__Written problem__
Drop the pictures, then extract the listing word for word.

__Raw data__

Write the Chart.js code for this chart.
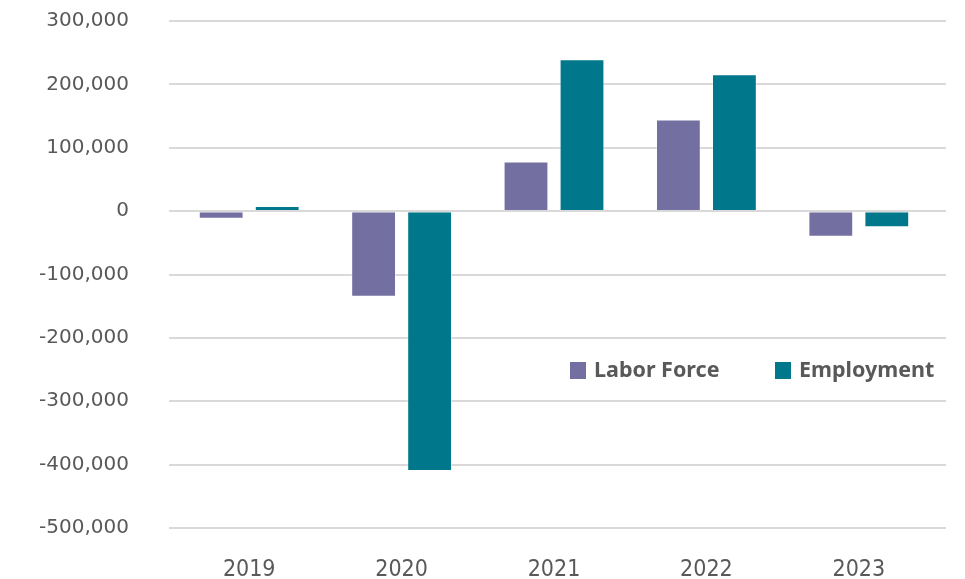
<!DOCTYPE html>
<html>
<head>
<meta charset="utf-8">
<script src="https://cdn.jsdelivr.net/npm/chart.js@4"></script>
<style>
  html, body { margin: 0; padding: 0; background: #fff; }
  #wrap { width: 965px; height: 579px; position: relative; }
</style>
</head>
<body>
<div id="wrap"><canvas id="canvas" width="965" height="579"></canvas></div>
<script>
// Data
const years = ['2019', '2020', '2021', '2022', '2023'];
const laborForce = [-12000, -135000, 78500, 144500, -40500];
const employment = [8000, -410000, 239500, 216000, -25500];
const yMin = -500000;
const yMax = 300000;
const yStep = 100000;

const purple = '#7370a1';
const teal = '#00778a';
const gridColor = '#d9d9d9';
const textColor = '#595959';

// zero line sits on top of the bars, legend drawn inside the plot
const overlayPlugin = {
  id: 'overlay',
  afterDatasetsDraw(chart) {
    const ctx = chart.ctx;
    const area = chart.chartArea;
    const y0 = Math.round(chart.scales.y.getPixelForValue(0));
    ctx.save();
    ctx.strokeStyle = gridColor;
    ctx.lineWidth = 2;
    ctx.beginPath();
    ctx.moveTo(area.left - 4, y0);
    ctx.lineTo(area.right + 11, y0);
    ctx.stroke();

    // legend
    const items = chart.data.datasets;
    const xs = [570, 775];
    const ly = 370;
    ctx.font = 'bold 21.5px "Noto Sans", sans-serif';
    ctx.textBaseline = 'middle';
    items.forEach((ds, i) => {
      ctx.fillStyle = ds.backgroundColor;
      ctx.fillRect(xs[i], ly - 8, 16, 17);
      ctx.fillStyle = textColor;
      ctx.fillText(ds.label, xs[i] + 24, ly + 1);
    });
    ctx.restore();
  }
};

// extend the horizontal gridlines a bit past the plot like the original
const gridExtend = {
  id: 'gridExtend',
  beforeDatasetsDraw(chart) {
    const ctx = chart.ctx;
    const area = chart.chartArea;
    const yScale = chart.scales.y;
    ctx.save();
    ctx.strokeStyle = gridColor;
    ctx.lineWidth = 2;
    yScale.ticks.forEach(t => {
      const y = Math.round(yScale.getPixelForValue(t.value));
      ctx.beginPath();
      ctx.moveTo(area.left - 4, y);
      ctx.lineTo(area.left + 1, y);
      ctx.moveTo(area.right - 1, y);
      ctx.lineTo(area.right + 11, y);
      ctx.stroke();
    });
    ctx.restore();
  }
};

const ctx = document.getElementById('canvas').getContext('2d');

new Chart(ctx, {
  type: 'bar',
  data: {
    labels: years,
    datasets: [
      {
        label: 'Labor Force',
        data: laborForce,
        backgroundColor: purple,
        borderColor: 'rgba(255,255,255,0.35)',
        borderWidth: 1,
        categoryPercentage: 0.735,
        barPercentage: 0.8
      },
      {
        label: 'Employment',
        data: employment,
        backgroundColor: teal,
        borderColor: 'rgba(255,255,255,0.35)',
        borderWidth: 1,
        categoryPercentage: 0.735,
        barPercentage: 0.8
      }
    ]
  },
  options: {
    responsive: false,
    animation: false,
    layout: {
      padding: { top: 21, right: 30, left: 0, bottom: 0 }
    },
    plugins: {
      legend: { display: false },
      tooltip: { enabled: false }
    },
    scales: {
      x: {
        grid: { display: false },
        border: { display: false },
        ticks: {
          color: textColor,
          padding: 20,
          font: { family: "'Liberation Sans Narrow', 'DejaVu Sans Condensed', sans-serif", size: 23 }
        },
        afterFit(scale) { scale.height = 51; }
      },
      y: {
        min: yMin,
        max: yMax,
        grid: { color: gridColor, lineWidth: 2, drawTicks: false },
        border: { display: false },
        ticks: {
          stepSize: yStep,
          color: textColor,
          padding: 44,
          font: { family: "'DejaVu Sans', sans-serif", size: 20 },
          callback: v => v.toLocaleString('en-US')
        },
        afterFit(scale) {
          scale.width = 173;
          scale.paddingTop = 0;
          scale.paddingBottom = 0;
        }
      }
    }
  },
  plugins: [gridExtend, overlayPlugin]
});
</script>
</body>
</html>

__Complete response__
Write the Chart.js code for this chart.
<!DOCTYPE html>
<html>
<head>
<meta charset="utf-8">
<script src="https://cdn.jsdelivr.net/npm/chart.js@4"></script>
<style>
  html, body { margin: 0; padding: 0; background: #fff; }
  #wrap { width: 965px; height: 579px; position: relative; }
</style>
</head>
<body>
<div id="wrap"><canvas id="canvas" width="965" height="579"></canvas></div>
<script>
// Data
const years = ['2019', '2020', '2021', '2022', '2023'];
const laborForce = [-12000, -135000, 78500, 144500, -40500];
const employment = [8000, -410000, 239500, 216000, -25500];
const yMin = -500000;
const yMax = 300000;
const yStep = 100000;

const purple = '#7370a1';
const teal = '#00778a';
const gridColor = '#d9d9d9';
const textColor = '#595959';

// zero line sits on top of the bars, legend drawn inside the plot
const overlayPlugin = {
  id: 'overlay',
  afterDatasetsDraw(chart) {
    const ctx = chart.ctx;
    const area = chart.chartArea;
    const y0 = Math.round(chart.scales.y.getPixelForValue(0));
    ctx.save();
    ctx.strokeStyle = gridColor;
    ctx.lineWidth = 2;
    ctx.beginPath();
    ctx.moveTo(area.left - 4, y0);
    ctx.lineTo(area.right + 11, y0);
    ctx.stroke();

    // legend
    const items = chart.data.datasets;
    const xs = [570, 775];
    const ly = 370;
    ctx.font = 'bold 21.5px "Noto Sans", sans-serif';
    ctx.textBaseline = 'middle';
    items.forEach((ds, i) => {
      ctx.fillStyle = ds.backgroundColor;
      ctx.fillRect(xs[i], ly - 8, 16, 17);
      ctx.fillStyle = textColor;
      ctx.fillText(ds.label, xs[i] + 24, ly + 1);
    });
    ctx.restore();
  }
};

// extend the horizontal gridlines a bit past the plot like the original
const gridExtend = {
  id: 'gridExtend',
  beforeDatasetsDraw(chart) {
    const ctx = chart.ctx;
    const area = chart.chartArea;
    const yScale = chart.scales.y;
    ctx.save();
    ctx.strokeStyle = gridColor;
    ctx.lineWidth = 2;
    yScale.ticks.forEach(t => {
      const y = Math.round(yScale.getPixelForValue(t.value));
      ctx.beginPath();
      ctx.moveTo(area.left - 4, y);
      ctx.lineTo(area.left + 1, y);
      ctx.moveTo(area.right - 1, y);
      ctx.lineTo(area.right + 11, y);
      ctx.stroke();
    });
    ctx.restore();
  }
};

const ctx = document.getElementById('canvas').getContext('2d');

new Chart(ctx, {
  type: 'bar',
  data: {
    labels: years,
    datasets: [
      {
        label: 'Labor Force',
        data: laborForce,
        backgroundColor: purple,
        borderColor: 'rgba(255,255,255,0.35)',
        borderWidth: 1,
        categoryPercentage: 0.735,
        barPercentage: 0.8
      },
      {
        label: 'Employment',
        data: employment,
        backgroundColor: teal,
        borderColor: 'rgba(255,255,255,0.35)',
        borderWidth: 1,
        categoryPercentage: 0.735,
        barPercentage: 0.8
      }
    ]
  },
  options: {
    responsive: false,
    animation: false,
    layout: {
      padding: { top: 21, right: 30, left: 0, bottom: 0 }
    },
    plugins: {
      legend: { display: false },
      tooltip: { enabled: false }
    },
    scales: {
      x: {
        grid: { display: false },
        border: { display: false },
        ticks: {
          color: textColor,
          padding: 20,
          font: { family: "'Liberation Sans Narrow', 'DejaVu Sans Condensed', sans-serif", size: 23 }
        },
        afterFit(scale) { scale.height = 51; }
      },
      y: {
        min: yMin,
        max: yMax,
        grid: { color: gridColor, lineWidth: 2, drawTicks: false },
        border: { display: false },
        ticks: {
          stepSize: yStep,
          color: textColor,
          padding: 44,
          font: { family: "'DejaVu Sans', sans-serif", size: 20 },
          callback: v => v.toLocaleString('en-US')
        },
        afterFit(scale) {
          scale.width = 173;
          scale.paddingTop = 0;
          scale.paddingBottom = 0;
        }
      }
    }
  },
  plugins: [gridExtend, overlayPlugin]
});
</script>
</body>
</html>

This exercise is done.